Sunday, March 30, 2008

Silent Spring

Now that spring is here, we take it for granted that the birds’ cheerful songs will fill the air when our apple trees blossom. But each year, as we continue to demand out-of-season fruits and vegetables, we ensure that fewer and fewer songbirds will return.

I've already given up out-of-season tomatoes. It's pretty easy given that the typical tomato tastes like water flavored water. But ultimately, I wonder if this is something we should hold consumers accountable for? I used to think consumer-education could be a solution, but now I feel like the vast majority of people are going to chow down on a factory-farmed McDonald's burger topped with an imported tomato no matter how many times Pollan is on the bestseller list.

Maybe I'm being pessimistic and a bad economics student, but I think import restrictions, which hold foreign farmers to our standards, are the unfortunate answer here.
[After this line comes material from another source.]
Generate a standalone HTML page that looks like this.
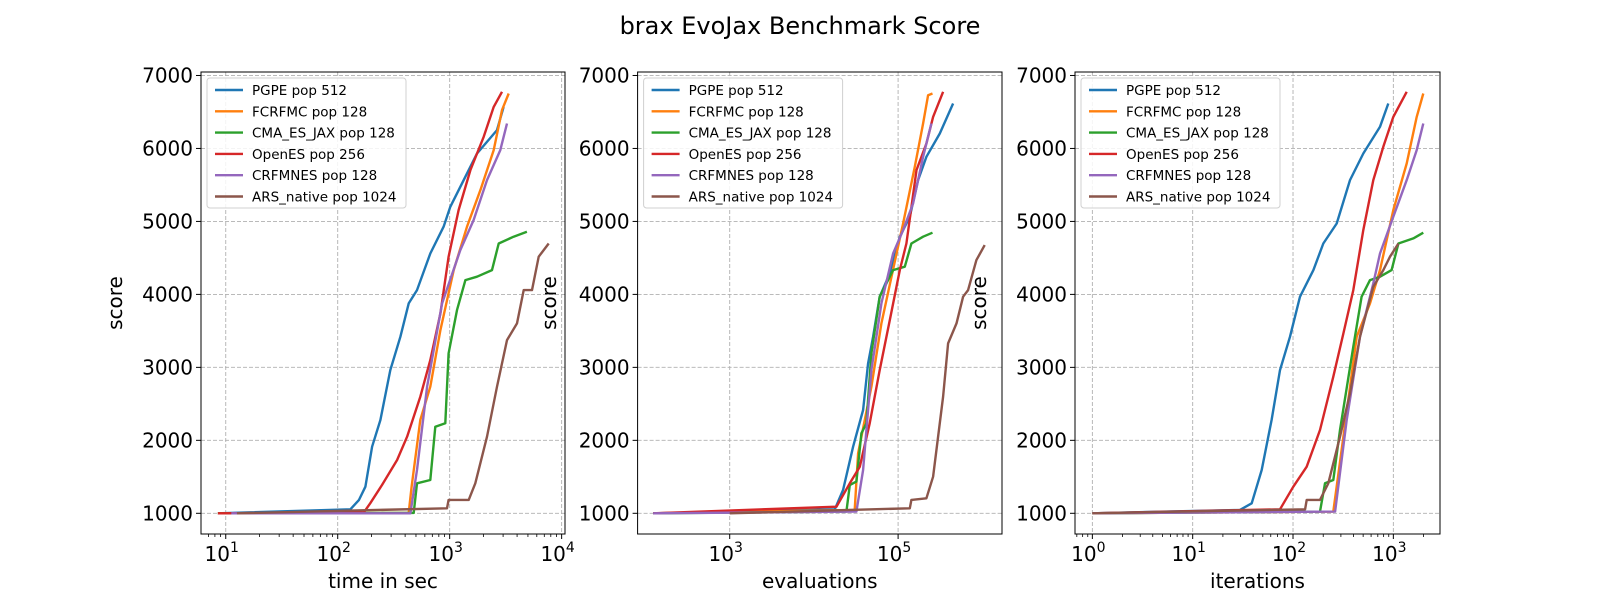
<!DOCTYPE html>
<html><head><meta charset="utf-8"><style>
body{margin:0;background:#fff;}
svg{display:block;font-family:"DejaVu Sans","Liberation Sans",sans-serif;}
</style></head><body>
<svg id="chart" width="1600" height="600" xmlns="http://www.w3.org/2000/svg">
<text x="800" y="34" text-anchor="middle" font-size="24">brax EvoJax Benchmark Score</text>
</svg>
<script>
// ---- data (x as log10 values, y as score) ----
const seriesNames = ["PGPE pop 512","FCRFMC pop 128","CMA_ES_JAX pop 128","OpenES pop 256","CRFMNES pop 128","ARS_native pop 1024"];
const seriesColors = ["#1f77b4","#ff7f0e","#2ca02c","#d62728","#9467bd","#8c564b"];
const yTicks = [1000,2000,3000,4000,5000,6000,7000];

// Panel 1: time in sec
const p1Blue = [[0.93,1000],[2.113,1055],[2.19,1183],[2.247,1365],[2.307,1913],[2.381,2278],[2.47,2963],[2.56,3420],[2.634,3877],[2.708,4059],[2.827,4561],[2.946,4927],[3.006,5200],[3.125,5566],[3.244,5931],[3.423,6251],[3.482,6570]];
const p1Orange = [[0.93,1000],[2.634,1005],[2.66,1365],[2.738,2278],[2.827,2735],[2.917,3511],[3.036,4333],[3.155,4927],[3.274,5429],[3.393,5977],[3.467,6525],[3.527,6753]];
const p1Green = [[0.93,1000],[2.679,1005],[2.708,1411],[2.827,1456],[2.872,2187],[2.961,2233],[2.99,3192],[3.065,3785],[3.14,4196],[3.244,4242],[3.378,4333],[3.438,4698],[3.571,4790],[3.69,4858]];
const p1Red = [[0.93,1000],[2.232,1010],[2.29,1137],[2.396,1388],[2.53,1730],[2.62,2050],[2.738,2598],[2.827,3100],[2.917,3740],[2.99,4516],[3.08,5155],[3.185,5703],[3.304,6160],[3.393,6570],[3.467,6776]];
const p1Purple = [[1.05,1000],[2.649,1000],[2.708,1594],[2.798,2735],[2.932,3877],[3.095,4607],[3.214,5018],[3.333,5566],[3.452,5977],[3.512,6342]];
const p1Brown = [[1.1,1000],[2.976,1068],[2.99,1183],[3.17,1183],[3.229,1411],[3.333,2050],[3.423,2735],[3.512,3374],[3.601,3603],[3.661,4059],[3.735,4059],[3.795,4516],[3.884,4698]];

// Panel 2: evaluations
const p2Blue = [[2.09,1000],[4.248,1055],[4.347,1320],[4.466,1913],[4.584,2415],[4.644,3055],[4.703,3420],[4.782,3968],[4.901,4288],[5.02,4790],[5.139,5064],[5.238,5566],[5.336,5886],[5.495,6205],[5.653,6616]];
const p2Orange = [[2.09,1000],[4.485,1046],[4.525,1822],[4.683,2735],[4.802,3603],[4.921,4242],[5.059,4972],[5.198,5749],[5.297,6342],[5.356,6730],[5.408,6753]];
const p2Green = [[2.09,1000],[4.386,1023],[4.426,1388],[4.505,1434],[4.564,2096],[4.624,2233],[4.683,3192],[4.782,3968],[4.861,4150],[4.941,4333],[5.079,4379],[5.158,4698],[5.297,4790],[5.408,4845]];
const p2Red = [[2.09,1000],[4.268,1091],[4.426,1411],[4.545,1639],[4.663,2233],[4.782,2963],[4.901,3648],[5.02,4333],[5.099,4698],[5.218,5703],[5.336,6068],[5.416,6433],[5.534,6776]];
const p2Purple = [[2.09,1000],[4.505,1023],[4.584,1594],[4.683,2963],[4.802,3877],[4.941,4561],[5.059,4881],[5.178,5247],[5.297,5886],[5.396,6342]];
const p2Brown = [[3.0,1000],[5.139,1068],[5.158,1183],[5.336,1205],[5.416,1502],[5.475,2050],[5.534,2598],[5.594,3329],[5.693,3603],[5.772,3968],[5.831,4059],[5.93,4470],[6.029,4676]];

// Panel 3: iterations
const p3Blue = [[0,1000],[1.472,1046],[1.588,1137],[1.688,1594],[1.787,2278],[1.87,2963],[1.97,3420],[2.07,3968],[2.203,4333],[2.302,4698],[2.435,4972],[2.568,5566],[2.701,5931],[2.867,6297],[2.95,6616]];
const p3Orange = [[0,1000],[2.402,1023],[2.502,2050],[2.635,3420],[2.767,3877],[2.867,4333],[3.0,5155],[3.133,5794],[3.233,6433],[3.299,6753]];
const p3Green = [[0,1000],[2.269,1023],[2.319,1411],[2.402,1456],[2.468,2142],[2.601,3283],[2.684,3968],[2.767,4196],[2.867,4242],[2.983,4333],[3.05,4698],[3.199,4767],[3.299,4845]];
const p3Red = [[0,1000],[1.87,1055],[2.003,1365],[2.136,1639],[2.269,2142],[2.402,2872],[2.502,3466],[2.601,4059],[2.701,4881],[2.8,5566],[2.9,6023],[3.0,6433],[3.133,6776]];
const p3Purple = [[0,1000],[2.419,1023],[2.535,2278],[2.668,3420],[2.8,4150],[2.867,4561],[3.0,5064],[3.133,5566],[3.233,5977],[3.299,6342]];
const p3Brown = [[0,1000],[2.12,1055],[2.136,1183],[2.269,1183],[2.352,1411],[2.468,2050],[2.568,2644],[2.668,3420],[2.8,4105],[2.9,4333],[2.967,4516],[3.05,4698]];

const p1MajorTicks = [1,2,3,4];
const p2MajorTicks = [3,5];
const p3MajorTicks = [0,1,2,3];
const xLabels = ["time in sec","evaluations","iterations"];

const NS = "http://www.w3.org/2000/svg";
const svg = document.getElementById("chart");
function mk(tag, attrs, parent){ const e=document.createElementNS(NS,tag); for(const k in attrs) e.setAttribute(k,attrs[k]); (parent||svg).appendChild(e); return e; }

const panels = [
  {x0:201,x1:565,lmin:0.779,lmax:4.03,major:p1MajorTicks,minor:true,series:[p1Blue,p1Orange,p1Green,p1Red,p1Purple,p1Brown],ylab:118},
  {x0:637.6,x1:1002,lmin:1.906,lmax:6.234,major:p2MajorTicks,minor:false,series:[p2Blue,p2Orange,p2Green,p2Red,p2Purple,p2Brown],ylab:552},
  {x0:1075,x1:1440,lmin:-0.173,lmax:3.465,major:p3MajorTicks,minor:true,series:[p3Blue,p3Orange,p3Green,p3Red,p3Purple,p3Brown],ylab:982}
];
const Y0=72, Y1=534;
function yScale(v){ return 513.3 - (v-1000)*0.07297; }

panels.forEach((p,pi)=>{
  const g = mk("g",{});
  
  
  const xs = l => p.x0 + (l-p.lmin)/(p.lmax-p.lmin)*(p.x1-p.x0);
  yTicks.forEach(t=>{
    const y=yScale(t);
    const gl=mk("line",{x1:p.x0,x2:p.x1,y1:y,y2:y,stroke:"#b0b0b0","stroke-dasharray":"4,2","stroke-width":0.9},g);
    
    
    mk("line",{x1:p.x0-5,x2:p.x0,y1:y,y2:y,stroke:"#000","stroke-width":1},g);
    const tl=mk("text",{x:p.x0-8,y:y+7,"text-anchor":"end","font-size":20},g);
    tl.textContent=t;
    
    
  });
  p.major.forEach(m=>{
    const x=xs(m);
    const gl=mk("line",{x1:x,x2:x,y1:Y0,y2:Y1,stroke:"#b0b0b0","stroke-dasharray":"4,2","stroke-width":0.9},g);
    
    
    mk("line",{x1:x,x2:x,y1:Y1,y2:Y1+5,stroke:"#000","stroke-width":1},g);
    const tl=mk("text",{x:x-4,y:Y1+27,"text-anchor":"middle","font-size":20},g);
    
    
    tl.appendChild(document.createTextNode("10"));
    const sup=mk("tspan",{"font-size":14,dy:-9},tl); sup.textContent=String(m);
  });
  if(p.minor){
    for(let d=Math.floor(p.lmin); d<=Math.ceil(p.lmax); d++){
      for(let k=2;k<=9;k++){
        const l=d+Math.log10(k);
        if(l<p.lmin||l>p.lmax) continue;
        const x=xs(l);
        mk("line",{x1:x,x2:x,y1:Y1,y2:Y1+3,stroke:"#000","stroke-width":0.8},g);
      }
    }
  }
  p.series.forEach((s,si)=>{
    const pts=s.map(d=>xs(d[0]).toFixed(1)+","+yScale(d[1]).toFixed(1)).join(" ");
    const pl=mk("polyline",{points:pts,fill:"none",stroke:seriesColors[si],"stroke-width":2.4,"stroke-linejoin":"round"},g);
    
    
  });
  const fr=mk("rect",{x:p.x0,y:Y0,width:p.x1-p.x0,height:Y1-Y0,fill:"none",stroke:"#000","stroke-width":1},g);
  
  
  const xl=mk("text",{x:(p.x0+p.x1)/2,y:588,"text-anchor":"middle","font-size":20},g);
  xl.textContent=xLabels[pi];
  
  
  const yl=mk("text",{x:0,y:0,"text-anchor":"middle","font-size":20,transform:"translate("+(p.ylab+4)+",303) rotate(-90)"},g);
  yl.textContent="score";
  
  
  const lx=p.x0+6, ly=78;
  const lg=mk("g",{},g);
  
  
  mk("rect",{x:lx,y:ly,width:199,height:130,rx:3,fill:"#fff","fill-opacity":0.85,stroke:"#d0d0d0"},lg);
  seriesNames.forEach((n,si)=>{
    const yy=ly+12+si*21.3;
    mk("line",{x1:lx+8,x2:lx+36,y1:yy,y2:yy,stroke:seriesColors[si],"stroke-width":2.4},lg);
    const t=mk("text",{x:lx+45,y:yy+5,"font-size":13.5},lg);
    t.textContent=n;
    
    
  });
});
</script>
</body></html>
Also: interesting econ aside

The presentation of a pricing policy clearly matters—something disconcerting to economists, who can translate all the pricing into mathematical equations and make the presentation go away. It seems to be acceptable to charge a higher markup for fair-trade coffee, organic bread, or lower-emissions gasoline. It is not acceptable for businesses to say, "We are such fans of exploitative coffee, pesticide-laced loaves, and dirtier gas that we're willing to discount them and accept a lower profit margin." Underneath the gloss, the pricing policies are, nevertheless, identical.